ABI: Internet To Drive Console Game Ad Revenues

  • by August 23, 2007
Driven by the ability to dynamically serve advertising into video games connected to the Internet, in-game advertising on consoles will grow more than tenfold from $80 million in 2007 to $850 million in 2011, according to ABI Research.

The figure echoes trends found in recent research from Parks Associates and Yankee Group. Parks projected that total in-game advertising will grow from $55 million in 2006 to more than $800 million in 2012--with dynamic in-game advertising (in PCs and on mobile, as well as consoles) growing from 27% of the total to 84%. Yankee said the in-game market will grow from $77.7 million in 2006 to $971.3 million in 2011, and that dynamically placed ads will cannibalize static in-game ads.

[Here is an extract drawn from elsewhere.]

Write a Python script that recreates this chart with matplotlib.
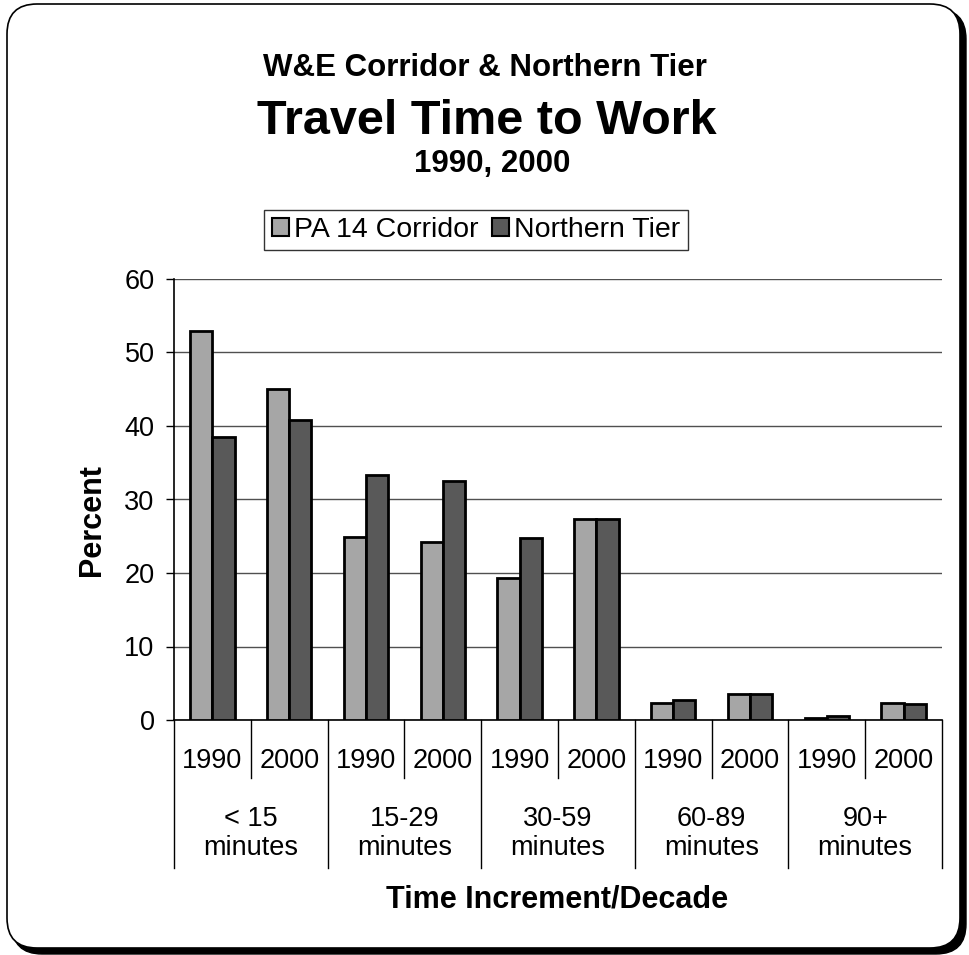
import matplotlib.pyplot as plt
import matplotlib.transforms as mtransforms
from matplotlib.patches import FancyBboxPatch, Patch
import numpy as np

plt.rcParams["font.family"] = ["Liberation Sans", "DejaVu Sans"]

# data: share of workers by commute time, 1990 and 2000
groups = ["< 15\nminutes", "15-29\nminutes", "30-59\nminutes", "60-89\nminutes", "90+\nminutes"]
years = ["1990", "2000"]
pa14 = [52.9, 45.0, 24.9, 24.2, 19.3, 27.3, 2.3, 3.5, 0.3, 2.3]
northern_tier = [38.5, 40.8, 33.4, 32.5, 24.7, 27.4, 2.7, 3.6, 0.5, 2.2]

light = "#a6a6a6"
dark = "#595959"

fig = plt.figure(figsize=(9.69, 9.55), dpi=100)

# rounded frame with a drop shadow
shadow = FancyBboxPatch((0.12, 0.01), 9.54, 9.45, boxstyle="round,pad=0,rounding_size=0.3",
                        transform=fig.dpi_scale_trans, facecolor="black", edgecolor="black",
                        zorder=-10)
frame = FancyBboxPatch((0.07, 0.07), 9.53, 9.44, boxstyle="round,pad=0,rounding_size=0.3",
                       transform=fig.dpi_scale_trans, facecolor="white", edgecolor="black",
                       linewidth=1.2, zorder=-9)
fig.add_artist(shadow)
fig.add_artist(frame)

ax = fig.add_axes([174 / 969, 235 / 955, 768 / 969, 441 / 955])
ax.patch.set_alpha(0)

x = np.arange(len(pa14))
w = 0.29
ax.bar(x - w / 2, pa14, w, color=light, edgecolor="black", linewidth=2.0, zorder=3)
ax.bar(x + w / 2, northern_tier, w, color=dark, edgecolor="black", linewidth=2.0, zorder=3)

ax.set_xlim(-0.5, len(pa14) - 0.5)
ax.set_ylim(0, 60)
ax.set_yticks(range(0, 61, 10))
ax.yaxis.grid(True, color="#505050", linewidth=1.0, zorder=0)
ax.tick_params(axis="y", labelsize=19.5, length=6, width=1, pad=8)
ax.set_xticks([])
for side in ("top", "right"):
    ax.spines[side].set_visible(False)
ax.spines["left"].set_linewidth(1.2)
ax.spines["bottom"].set_linewidth(1.2)

# two-level category axis
trans = mtransforms.blended_transform_factory(ax.transData, ax.transAxes)
short_end = -58 / 441
long_end = -148 / 441
for i in range(len(pa14)):
    ax.text(i, -41 / 441, years[i % 2], transform=trans, ha="center", va="center",
            fontsize=19.5)
for b in np.arange(-0.5, len(pa14), 1.0):
    end = long_end if round(b + 0.5) % 2 == 0 else short_end
    ax.plot([b, b], [0, end], transform=trans, color="black", linewidth=1.0, clip_on=False)
for g, label in enumerate(groups):
    ax.text(2 * g + 0.5, -113 / 441, label, transform=trans, ha="center", va="center",
            fontsize=19.5, linespacing=1.15)

fig.text(92.5 / 969, 1 - 520 / 955, "Percent", rotation=90, ha="center", va="center",
         fontsize=22, fontweight="bold")
fig.text(557 / 969, 1 - 899 / 955, "Time Increment/Decade", ha="center", va="center",
         fontsize=22, fontweight="bold")

fig.text(485 / 969, 1 - 68 / 955, "W&E Corridor & Northern Tier", ha="center", va="center",
         fontsize=22.5, fontweight="bold")
fig.text(487 / 969, 1 - 121 / 955, "Travel Time to Work", ha="center", va="center",
         fontsize=35, fontweight="bold")
fig.text(492 / 969, 1 - 164 / 955, "1990, 2000", ha="center", va="center",
         fontsize=22.5, fontweight="bold")

handles = [Patch(facecolor=light, edgecolor="black", linewidth=1.5),
           Patch(facecolor=dark, edgecolor="black", linewidth=1.5)]
leg = fig.legend(handles, ["PA 14 Corridor", "Northern Tier"], ncol=2,
                 loc="center", bbox_to_anchor=(476 / 969, 1 - 230 / 955),
                 fontsize=20.5, frameon=True, fancybox=False, edgecolor="black",
                 handlelength=0.6, handleheight=0.6, handletextpad=0.2,
                 columnspacing=0.45, borderpad=0.25, borderaxespad=0)
leg.get_frame().set_linewidth(1.0)

fig.savefig("out.png", dpi=100)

"In many ways, console vendors and game publishers view gaming services as an ever-more attractive 'channel' to reach an active demographic," said ABI Research Director Michael Wolf. "In the past, static advertising meant that publishers and their ad partners could not create real-time marketing messages. With the incorporation of ad clients directly into game engines--and through connections to ad servers--advertisers will be able to deliver advertising that reaches audiences in-game and through the walled garden game network."

The new ABI study, "Console and Handheld Online Gaming," added that that the conversion of console gaming into connected gaming will also drive a tenfold increase in revenues from game downloads--from $93 million in 2007 to $1.1 billion in 2011.